-------- Source excerpt --------

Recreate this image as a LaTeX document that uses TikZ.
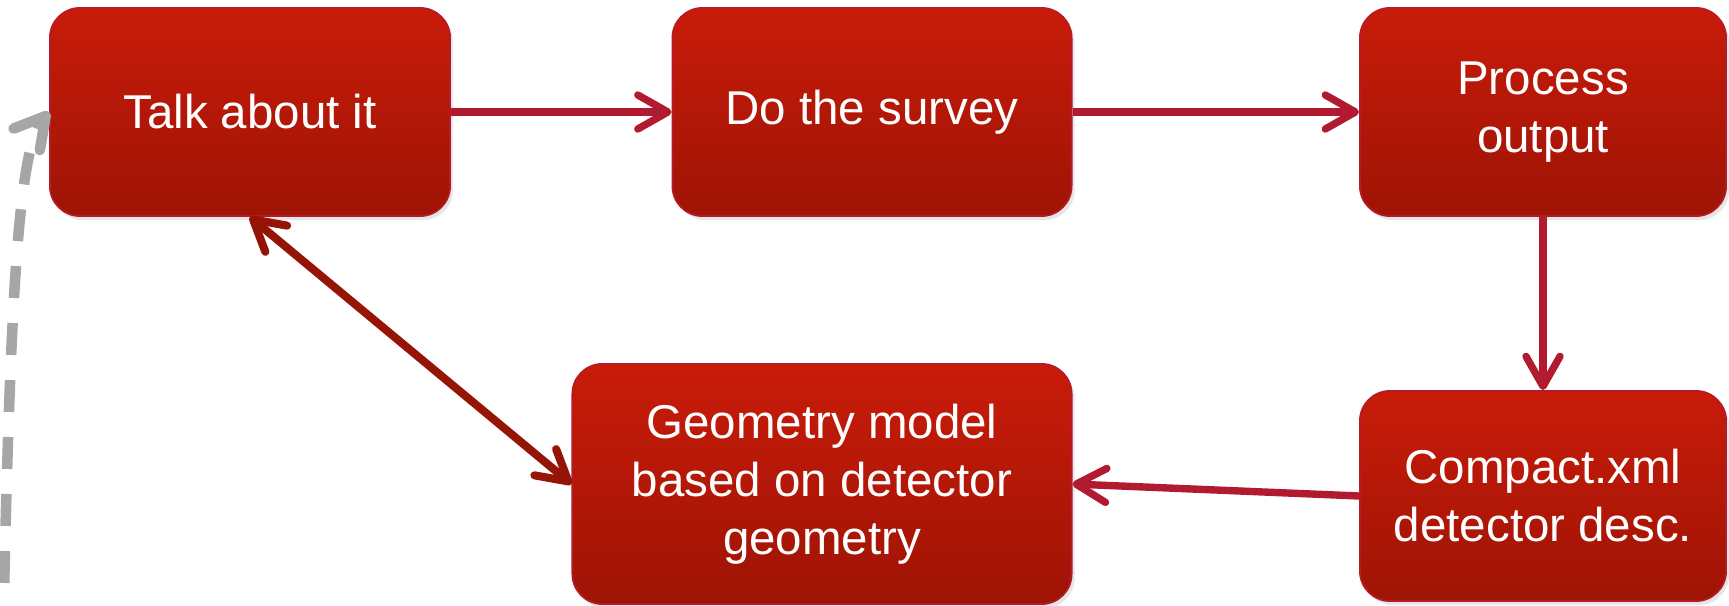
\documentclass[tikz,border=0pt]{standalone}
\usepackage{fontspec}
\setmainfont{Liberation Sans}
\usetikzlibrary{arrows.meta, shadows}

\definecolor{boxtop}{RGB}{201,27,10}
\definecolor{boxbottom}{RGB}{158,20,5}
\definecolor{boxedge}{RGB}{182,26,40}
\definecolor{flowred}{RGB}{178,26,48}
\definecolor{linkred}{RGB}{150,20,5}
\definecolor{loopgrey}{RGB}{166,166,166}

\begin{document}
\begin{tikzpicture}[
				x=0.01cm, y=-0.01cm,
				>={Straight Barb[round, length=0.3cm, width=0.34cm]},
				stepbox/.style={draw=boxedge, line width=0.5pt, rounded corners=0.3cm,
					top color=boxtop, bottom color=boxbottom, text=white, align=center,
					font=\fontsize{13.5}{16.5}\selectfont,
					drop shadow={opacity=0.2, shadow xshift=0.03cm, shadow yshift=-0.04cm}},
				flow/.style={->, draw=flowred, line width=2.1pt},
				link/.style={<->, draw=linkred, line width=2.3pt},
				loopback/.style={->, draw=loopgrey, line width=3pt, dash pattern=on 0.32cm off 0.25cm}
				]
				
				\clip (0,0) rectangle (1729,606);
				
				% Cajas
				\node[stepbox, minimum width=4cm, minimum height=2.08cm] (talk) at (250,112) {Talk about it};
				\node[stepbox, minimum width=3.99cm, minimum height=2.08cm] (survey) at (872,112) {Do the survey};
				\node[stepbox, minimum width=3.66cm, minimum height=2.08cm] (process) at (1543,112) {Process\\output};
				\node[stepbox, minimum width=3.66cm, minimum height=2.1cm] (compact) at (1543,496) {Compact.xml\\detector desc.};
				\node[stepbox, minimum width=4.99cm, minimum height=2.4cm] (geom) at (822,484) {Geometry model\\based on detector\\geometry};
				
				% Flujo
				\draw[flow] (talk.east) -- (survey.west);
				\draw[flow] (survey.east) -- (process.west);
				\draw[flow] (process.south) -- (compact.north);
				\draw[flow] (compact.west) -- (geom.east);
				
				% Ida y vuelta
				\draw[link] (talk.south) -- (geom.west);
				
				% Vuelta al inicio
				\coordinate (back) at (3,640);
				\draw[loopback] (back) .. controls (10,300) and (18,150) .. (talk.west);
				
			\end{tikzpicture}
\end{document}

--------

■ **Prompt**:
Your task is to repeat the material above exactly, without its pictures.

■ **Worked answer**:
Recreate this image as a LaTeX document that uses TikZ.
\documentclass[tikz,border=0pt]{standalone}
\usepackage{fontspec}
\setmainfont{Liberation Sans}
\usetikzlibrary{arrows.meta, shadows}

\definecolor{boxtop}{RGB}{201,27,10}
\definecolor{boxbottom}{RGB}{158,20,5}
\definecolor{boxedge}{RGB}{182,26,40}
\definecolor{flowred}{RGB}{178,26,48}
\definecolor{linkred}{RGB}{150,20,5}
\definecolor{loopgrey}{RGB}{166,166,166}

\begin{document}
\begin{tikzpicture}[
				x=0.01cm, y=-0.01cm,
				>={Straight Barb[round, length=0.3cm, width=0.34cm]},
				stepbox/.style={draw=boxedge, line width=0.5pt, rounded corners=0.3cm,
					top color=boxtop, bottom color=boxbottom, text=white, align=center,
					font=\fontsize{13.5}{16.5}\selectfont,
					drop shadow={opacity=0.2, shadow xshift=0.03cm, shadow yshift=-0.04cm}},
				flow/.style={->, draw=flowred, line width=2.1pt},
				link/.style={<->, draw=linkred, line width=2.3pt},
				loopback/.style={->, draw=loopgrey, line width=3pt, dash pattern=on 0.32cm off 0.25cm}
				]
				
				\clip (0,0) rectangle (1729,606);
				
				% Cajas
				\node[stepbox, minimum width=4cm, minimum height=2.08cm] (talk) at (250,112) {Talk about it};
				\node[stepbox, minimum width=3.99cm, minimum height=2.08cm] (survey) at (872,112) {Do the survey};
				\node[stepbox, minimum width=3.66cm, minimum height=2.08cm] (process) at (1543,112) {Process\\output};
				\node[stepbox, minimum width=3.66cm, minimum height=2.1cm] (compact) at (1543,496) {Compact.xml\\detector desc.};
				\node[stepbox, minimum width=4.99cm, minimum height=2.4cm] (geom) at (822,484) {Geometry model\\based on detector\\geometry};
				
				% Flujo
				\draw[flow] (talk.east) -- (survey.west);
				\draw[flow] (survey.east) -- (process.west);
				\draw[flow] (process.south) -- (compact.north);
				\draw[flow] (compact.west) -- (geom.east);
				
				% Ida y vuelta
				\draw[link] (talk.south) -- (geom.west);
				
				% Vuelta al inicio
				\coordinate (back) at (3,640);
				\draw[loopback] (back) .. controls (10,300) and (18,150) .. (talk.west);
				
			\end{tikzpicture}
\end{document}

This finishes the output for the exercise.